Amerikan edebiyatının en natüralist eserlerinden ‘Sokak Kızı: Maggie’ (1893) ile toplumsal ahlakın eleştirisine girişen Stephen Crane, 1898 yılında yayımladığı ‘Canavar’la toplumun kendinden olmayanı nefretle dışlamasını, kendinden olmayanın karşısına dev bir canavar olarak çıkmasını anlatıyor. ‘Canavar’, New York’un yakınlarında yer alan Crane’in birçok romanına da ev sahipliği yapan kurgusal kasabası Whilomville’de geçiyor. Kasabanın saygın doktorlarından Trescott’ın evinde çıkan yangında küçük oğlu mahsur kalıyor. Doktorun atlarının bakıcısı siyahi Henry Johnson gözünü bile kırpmadan çocuğu kurtarmak için evin içine dalıyor. Johnson, küçük çocuğu kurtarmayı başarsa da feci bir şekilde yanıyor. Trescott, yangında yüzü tamamen yanan ve yaşadığı şokla zihinsel engelli birine dönüşen Johnson’ın bakımını üstleniyor. Doktor, Johnson’ı siyah bir ailenin yanına verip tüm masraflarını üstleniyor. Ancak bu ailenin fertleri, kasabadaki herkes gibi Henry’nin korkunç görünümünden dehşete düşüyor. Henry evden kaçıyor ve yaptığı şehir turu sırasında karşılaştığı insanları korkutuyor.
Oğlunu kurtaran adamı iyileştirmek için doktor olarak tüm becerisini kullanmakla kendini yükümlü hisseden Trescott, kasabalıların gözünde aslında Dr. Frankenstein, Henry Johnson da onun yarattığı canavarı oluyor. Trescott’un eski arkadaşı Yargıç Hagenthorpe, kasabalıların dışlamaya başladığı doktora ileride yaşanacak kötü durumların önüne geçmesi gerektiğini söylüyor: “Belki de bu tür eylemin doğruluğu, uygunluğu hakkında konuşmamalıyız ama bunu söylemek zorundayım, bu zencinin hayatta kalmasına çalışarak şaibeli bir iyilik yapıyorsun.
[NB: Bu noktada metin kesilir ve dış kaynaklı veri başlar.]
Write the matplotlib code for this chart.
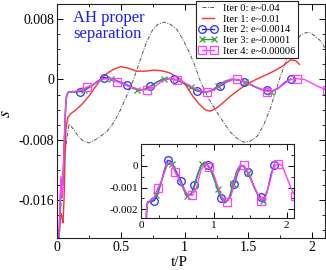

Anladığım kadarıyla bundan sonra bir canavar, tamı tamına bir canavar haline gelecek ve muhtemelen beyninde de hasar kalacak. Seni benim kadar iyi gözlemleyen herkes, bunun vicdan meselesi olduğunu anlar ama korkarım ki sevgili dostum, bu erdemli olmanın hatalarından biri olacak.”
‘Canavar’la Crane, belirgin bir biçimde bütün bir toplumun ortak aklının cehaleti, önyargısı ve acımasızlığına karşı duran bir roman ortaya çıkarıyor. Stephen Crane’in Whilomville kasabasında geçen hikâyeleri genellikle komedi unsurları taşısa da ‘Canavar’ bu noktada diğerlerinden ayrılıyor. Whilomville’de bu sefer korkunç bir trajedi yaşanıyor. Yüzü olmayan ‘zenci’ bir genç değil de kocaman bir toplum canavara dönüşüyor.
Hemingway’in, “Ben yazmayı ondan öğrendim” dediği Crane, kısa sürmüş ömrüne rağmen ortaya koyduğu eserlerle dünyanın en büyük natüralist yazarları arasında yer alıyor.